In one day, the adult world with all of its uncertainties and moral ambiguities had come and knocked on my door.
I asked my mom – Who was this Ih-sama guy? A bad man.
Instead of American Girl books, I bought “The Complete Idiot’s Guide to the Middle East,” and asked for a subscription to Newsweek for my 13th birthday.
I was afraid of Anthrax, of small pox, of the plastic knives they served on airplanes.  
Sometimes I’ll look around my political science classes and wonder how many of us were pulled to “Introduction to Middle East Politics” because of that September day. How many of us were set on the track to become civil servants, journalists or historians the moment that plane took off from Boston?  

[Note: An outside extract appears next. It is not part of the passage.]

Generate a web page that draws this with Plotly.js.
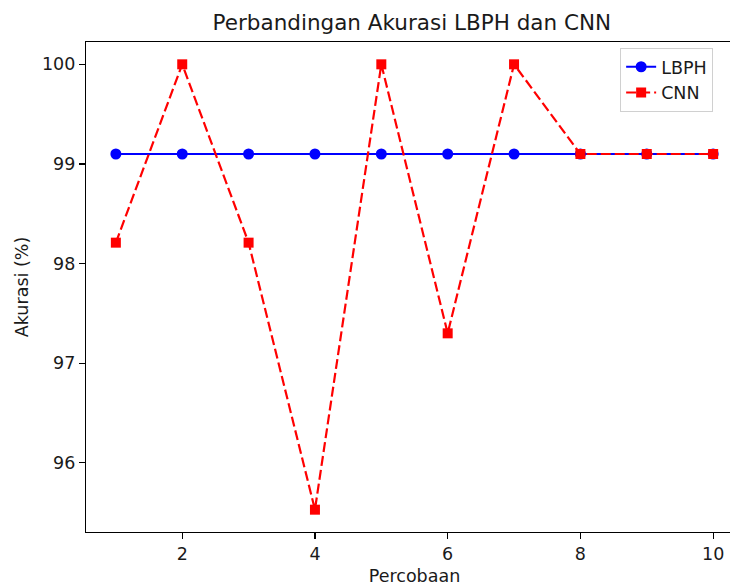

We are the 9/11 generation, aren’t we? Isn’t that what they made us?
But as is so often the case, for those of us born in the ’80s and ’90s, 9/11 changed everything and nothing.
We grew up. We learned to drive. We graduated from high school. And now, eight years later, we are left only with longer lines at the airport, the remnants of two forever wars and a hole in the New York skyline.  
For those of us who didn’t lose a loved one, who had never been to New York, who could only suffer vicariously, time has been swift to ease the pain.
And now 9/11 is a badge I keep – a story about seventh grade and pre-algebra that I pull out for strangers when they ask me where I was.
Some will say that is bad, that we should always remember. I say it is natural, healthy even, to pause for a stolen moment between classes and remember the day the world as we know it began.